Everyone is talking about sleep. Eight hours. Sleep tracking. Magnesium glycinate. Blackout curtains. And yet most people are still tired.


The missing piece isn't duration. It's what happens in the 90 minutes before you try to fall asleep.


Why the last 90 minutes matter most


Your body begins preparing for sleep about 90 minutes before you actually want to be asleep — not when you get into bed. Melatonin starts rising. Core body temperature begins to drop. Your nervous system starts shifting from sympathetic (alert, reactive) to parasympathetic (calm, restorative).


The problem is that most of us spend those 90 minutes doing exactly the things that interrupt that transition: bright screens, stressful content, late-night eating, work emails, stimulating conversations.


You're essentially telling your body to stay awake while also expecting it to fall asleep on command. It doesn't work that way.


What to do instead


**Dim the lights.** Light is the primary signal your brain uses to regulate melatonin. Bright overhead lighting in the evening tells your circadian system it's still daytime.
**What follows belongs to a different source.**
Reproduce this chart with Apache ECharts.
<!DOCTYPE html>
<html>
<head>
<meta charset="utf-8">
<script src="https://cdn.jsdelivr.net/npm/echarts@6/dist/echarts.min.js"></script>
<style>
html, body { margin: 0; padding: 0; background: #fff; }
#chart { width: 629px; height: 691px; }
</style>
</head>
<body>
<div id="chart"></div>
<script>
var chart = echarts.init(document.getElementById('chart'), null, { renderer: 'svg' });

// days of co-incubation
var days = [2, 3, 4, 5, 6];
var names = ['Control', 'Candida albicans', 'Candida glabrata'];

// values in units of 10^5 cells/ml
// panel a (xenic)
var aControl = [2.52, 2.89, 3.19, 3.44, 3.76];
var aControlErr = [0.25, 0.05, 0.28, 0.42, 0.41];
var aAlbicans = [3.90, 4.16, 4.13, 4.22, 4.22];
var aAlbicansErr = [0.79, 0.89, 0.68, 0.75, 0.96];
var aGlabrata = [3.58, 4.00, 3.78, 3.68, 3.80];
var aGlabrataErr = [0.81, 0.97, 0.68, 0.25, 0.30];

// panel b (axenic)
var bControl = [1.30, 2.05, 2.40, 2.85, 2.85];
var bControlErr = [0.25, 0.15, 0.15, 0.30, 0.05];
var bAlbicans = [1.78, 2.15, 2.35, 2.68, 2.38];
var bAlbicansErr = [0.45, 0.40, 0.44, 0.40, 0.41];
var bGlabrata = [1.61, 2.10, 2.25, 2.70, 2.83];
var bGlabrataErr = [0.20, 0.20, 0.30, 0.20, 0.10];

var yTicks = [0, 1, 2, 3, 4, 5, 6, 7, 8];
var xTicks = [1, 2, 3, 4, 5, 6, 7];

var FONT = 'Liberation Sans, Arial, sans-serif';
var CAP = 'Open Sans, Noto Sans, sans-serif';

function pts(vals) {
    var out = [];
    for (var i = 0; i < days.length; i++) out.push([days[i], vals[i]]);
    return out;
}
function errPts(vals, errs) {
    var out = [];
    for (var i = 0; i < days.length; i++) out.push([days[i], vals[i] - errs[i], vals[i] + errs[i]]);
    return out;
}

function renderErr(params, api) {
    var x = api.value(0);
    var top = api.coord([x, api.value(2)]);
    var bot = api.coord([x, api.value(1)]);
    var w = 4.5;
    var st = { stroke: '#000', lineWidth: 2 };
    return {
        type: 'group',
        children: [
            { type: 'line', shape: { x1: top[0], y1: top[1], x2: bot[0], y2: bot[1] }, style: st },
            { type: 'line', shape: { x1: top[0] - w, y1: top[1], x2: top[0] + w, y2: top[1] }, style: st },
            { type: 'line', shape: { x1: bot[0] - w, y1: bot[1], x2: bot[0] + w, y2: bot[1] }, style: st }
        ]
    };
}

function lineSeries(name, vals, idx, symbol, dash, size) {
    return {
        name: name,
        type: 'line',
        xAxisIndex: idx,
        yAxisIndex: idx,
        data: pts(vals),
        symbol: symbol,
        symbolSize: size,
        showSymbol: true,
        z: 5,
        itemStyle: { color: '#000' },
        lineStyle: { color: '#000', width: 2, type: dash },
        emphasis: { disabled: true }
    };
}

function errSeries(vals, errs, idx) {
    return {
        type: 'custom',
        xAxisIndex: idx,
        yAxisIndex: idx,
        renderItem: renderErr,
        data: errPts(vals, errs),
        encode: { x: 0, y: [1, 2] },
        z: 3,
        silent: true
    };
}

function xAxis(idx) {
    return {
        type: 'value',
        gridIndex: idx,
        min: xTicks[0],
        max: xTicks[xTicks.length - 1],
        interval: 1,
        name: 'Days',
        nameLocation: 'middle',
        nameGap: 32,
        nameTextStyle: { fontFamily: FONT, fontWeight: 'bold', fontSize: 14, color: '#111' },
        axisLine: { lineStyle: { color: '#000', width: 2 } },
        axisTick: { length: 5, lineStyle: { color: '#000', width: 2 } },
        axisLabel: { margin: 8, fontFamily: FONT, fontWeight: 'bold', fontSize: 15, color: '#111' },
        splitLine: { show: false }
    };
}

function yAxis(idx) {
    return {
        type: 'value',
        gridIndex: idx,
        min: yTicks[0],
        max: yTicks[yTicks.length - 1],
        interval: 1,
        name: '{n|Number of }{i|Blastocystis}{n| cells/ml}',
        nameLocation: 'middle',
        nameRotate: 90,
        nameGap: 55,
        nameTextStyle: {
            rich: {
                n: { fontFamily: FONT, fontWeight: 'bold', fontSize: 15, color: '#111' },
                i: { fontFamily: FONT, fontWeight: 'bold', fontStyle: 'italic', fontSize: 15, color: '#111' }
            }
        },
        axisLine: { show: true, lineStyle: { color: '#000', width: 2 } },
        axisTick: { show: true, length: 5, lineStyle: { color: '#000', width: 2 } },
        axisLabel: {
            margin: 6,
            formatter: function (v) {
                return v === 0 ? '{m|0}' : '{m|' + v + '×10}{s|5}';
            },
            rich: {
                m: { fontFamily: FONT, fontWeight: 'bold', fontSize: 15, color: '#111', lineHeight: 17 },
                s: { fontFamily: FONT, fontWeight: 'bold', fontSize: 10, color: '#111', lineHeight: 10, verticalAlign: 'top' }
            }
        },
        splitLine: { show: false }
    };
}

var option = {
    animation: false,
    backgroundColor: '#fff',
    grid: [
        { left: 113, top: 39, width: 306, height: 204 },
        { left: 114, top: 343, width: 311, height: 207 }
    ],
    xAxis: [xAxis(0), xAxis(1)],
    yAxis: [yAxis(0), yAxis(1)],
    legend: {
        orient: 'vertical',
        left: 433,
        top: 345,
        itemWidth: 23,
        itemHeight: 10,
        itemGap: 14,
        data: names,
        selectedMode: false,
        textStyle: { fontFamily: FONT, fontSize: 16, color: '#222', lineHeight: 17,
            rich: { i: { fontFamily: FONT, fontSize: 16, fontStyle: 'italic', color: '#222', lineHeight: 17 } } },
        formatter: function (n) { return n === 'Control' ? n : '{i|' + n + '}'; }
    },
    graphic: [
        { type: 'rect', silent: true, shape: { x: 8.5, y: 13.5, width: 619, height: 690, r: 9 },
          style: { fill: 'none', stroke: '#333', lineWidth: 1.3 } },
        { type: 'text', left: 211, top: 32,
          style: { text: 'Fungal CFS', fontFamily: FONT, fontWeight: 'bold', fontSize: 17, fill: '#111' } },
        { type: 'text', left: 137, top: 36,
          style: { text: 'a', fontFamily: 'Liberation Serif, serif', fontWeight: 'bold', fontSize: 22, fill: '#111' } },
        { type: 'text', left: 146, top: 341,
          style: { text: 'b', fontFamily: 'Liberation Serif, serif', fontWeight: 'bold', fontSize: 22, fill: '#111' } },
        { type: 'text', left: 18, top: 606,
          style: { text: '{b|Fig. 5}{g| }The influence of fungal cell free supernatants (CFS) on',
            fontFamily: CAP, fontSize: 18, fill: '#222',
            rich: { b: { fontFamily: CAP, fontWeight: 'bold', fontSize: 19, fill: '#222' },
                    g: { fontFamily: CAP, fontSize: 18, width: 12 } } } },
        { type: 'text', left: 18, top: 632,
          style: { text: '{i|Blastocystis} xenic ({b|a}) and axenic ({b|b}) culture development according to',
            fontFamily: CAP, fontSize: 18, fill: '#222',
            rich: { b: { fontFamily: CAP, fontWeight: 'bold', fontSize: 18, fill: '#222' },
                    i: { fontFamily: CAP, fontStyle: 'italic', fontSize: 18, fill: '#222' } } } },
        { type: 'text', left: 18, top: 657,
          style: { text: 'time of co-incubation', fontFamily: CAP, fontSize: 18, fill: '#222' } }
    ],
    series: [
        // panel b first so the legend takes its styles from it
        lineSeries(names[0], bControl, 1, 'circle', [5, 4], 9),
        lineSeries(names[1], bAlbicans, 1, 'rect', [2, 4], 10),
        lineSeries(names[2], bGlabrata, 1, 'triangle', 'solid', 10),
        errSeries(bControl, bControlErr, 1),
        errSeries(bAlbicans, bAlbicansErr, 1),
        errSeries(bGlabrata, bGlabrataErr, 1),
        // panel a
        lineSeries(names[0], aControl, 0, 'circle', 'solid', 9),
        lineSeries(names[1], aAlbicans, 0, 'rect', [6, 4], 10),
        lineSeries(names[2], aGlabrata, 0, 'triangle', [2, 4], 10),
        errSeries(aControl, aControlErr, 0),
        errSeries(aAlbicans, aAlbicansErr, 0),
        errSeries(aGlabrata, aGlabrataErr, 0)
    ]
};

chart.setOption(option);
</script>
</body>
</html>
Switching to lamps or warmer, lower light 90 minutes before bed makes a measurable difference in how quickly you fall asleep.


**Lower the temperature.** Your core body temperature needs to drop 1–2 degrees Fahrenheit to initiate sleep. A cool room (65–68°F is the sweet spot for most people), a warm shower that then lets your body cool down, or even just removing socks can help this process along.
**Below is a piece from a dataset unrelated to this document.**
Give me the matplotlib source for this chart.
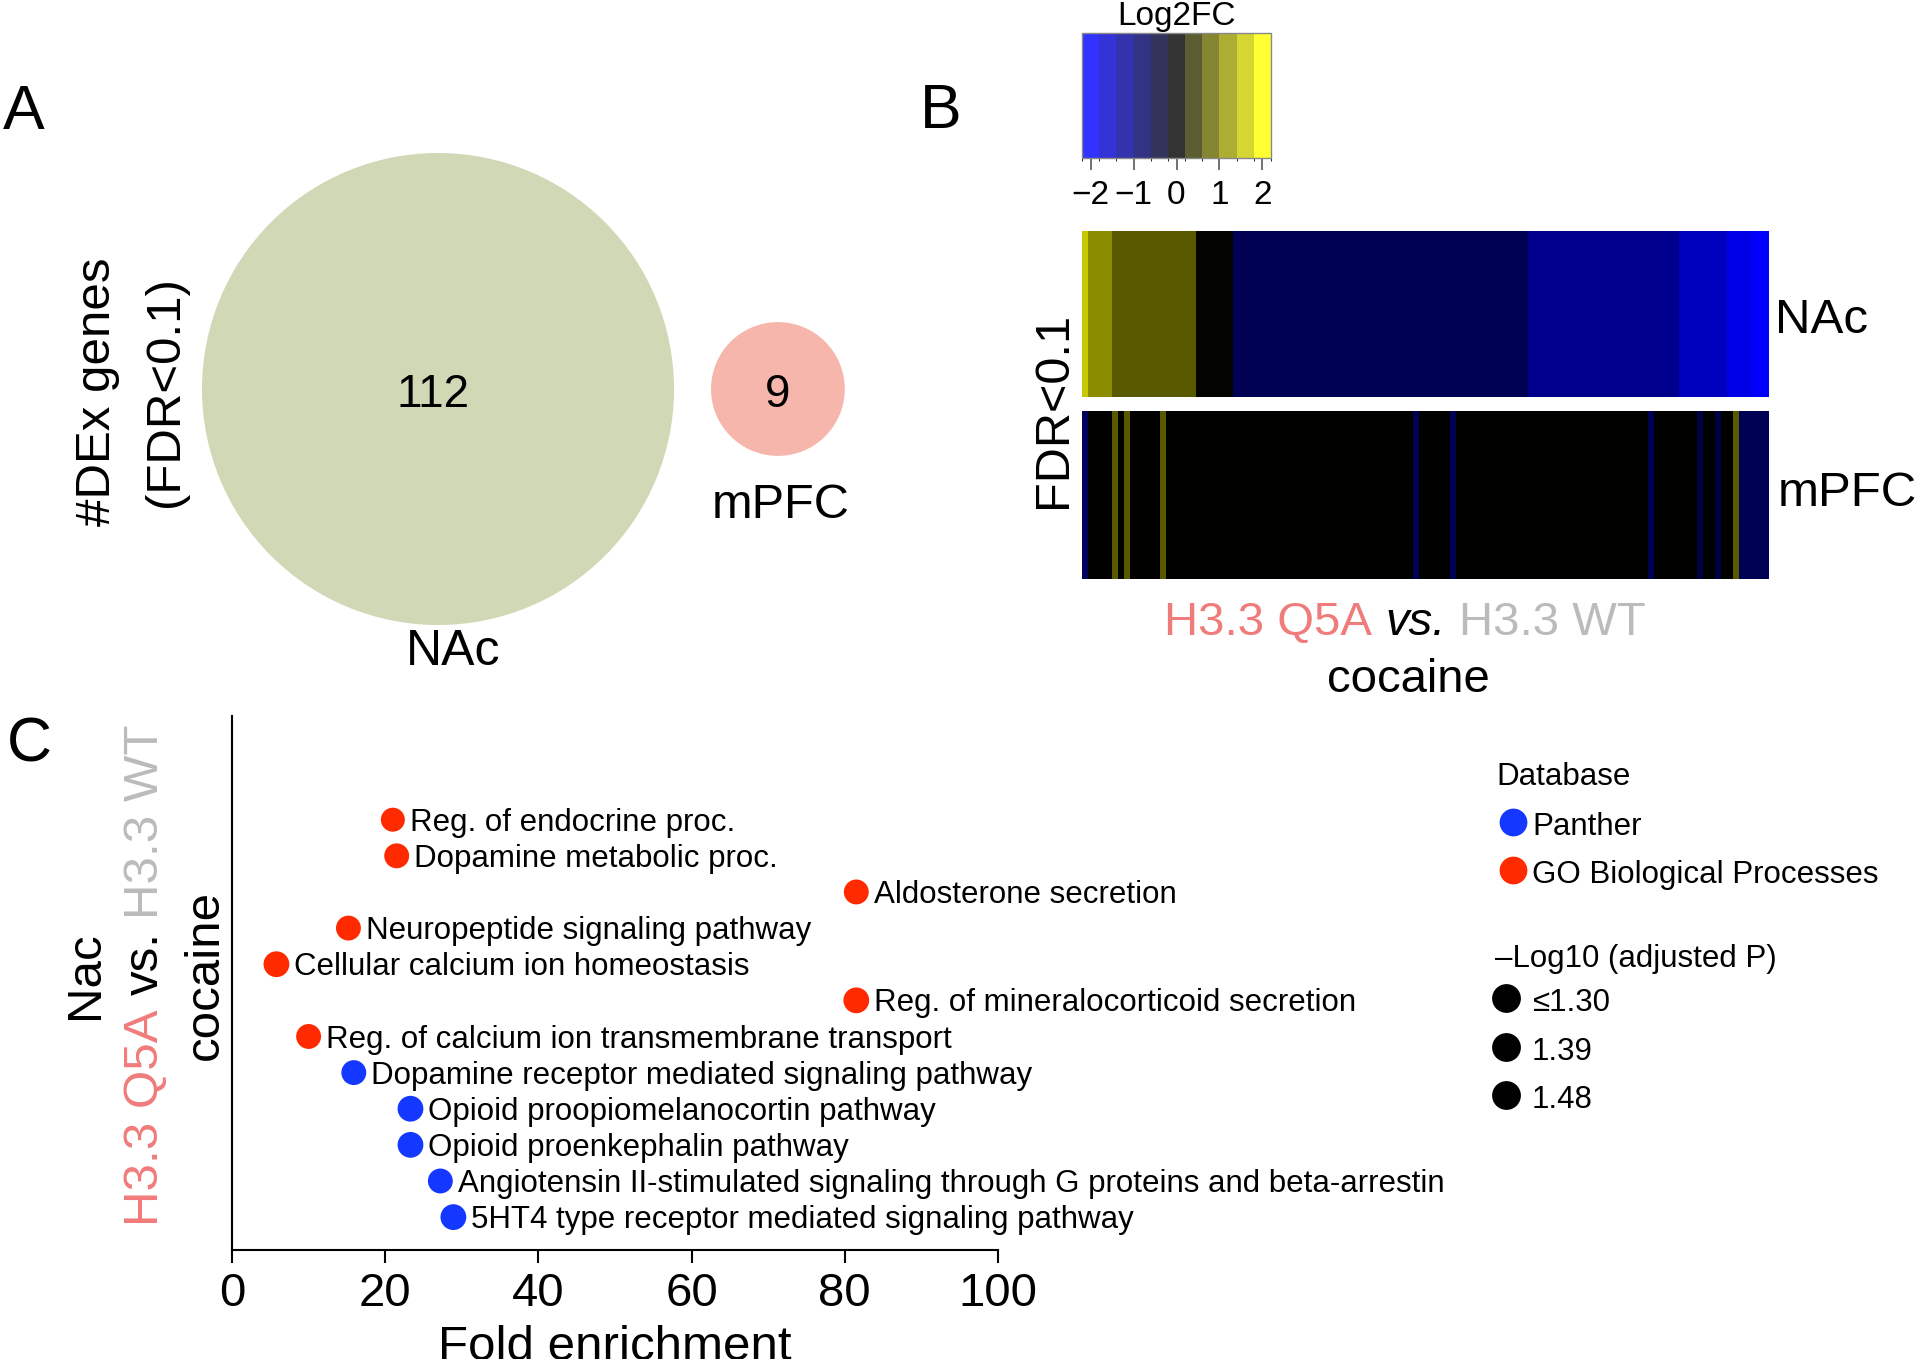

**Stop eating.** Digestion competes with sleep. Your body prioritizes processing food over rest. Finishing your last meal 2–3 hours before bed isn't about weight — it's about sleep quality. People who do this consistently report deeper, less interrupted sleep within a week.


**Cut the news.** Not because the news is inherently bad, but because stress hormones activated in the evening take hours to clear. Whatever you read or watch in those final 90 minutes tends to follow you into sleep. The news will still be there in the morning.


The one thing that helps more than anything else


Consistency. Going to bed and waking up at the same time every day — including weekends — is the single most powerful thing you can do for sleep quality. Your circadian rhythm is a biological clock. Every time you sleep in on Saturday, you're setting it back by a few hours, and Monday morning feels impossible as a result.


Pick a wake time. Stick to it seven days a week for two weeks. Most people report noticeable improvement in energy and mood before the two weeks are up.


Sleep isn't something that happens to you. It's something you prepare for.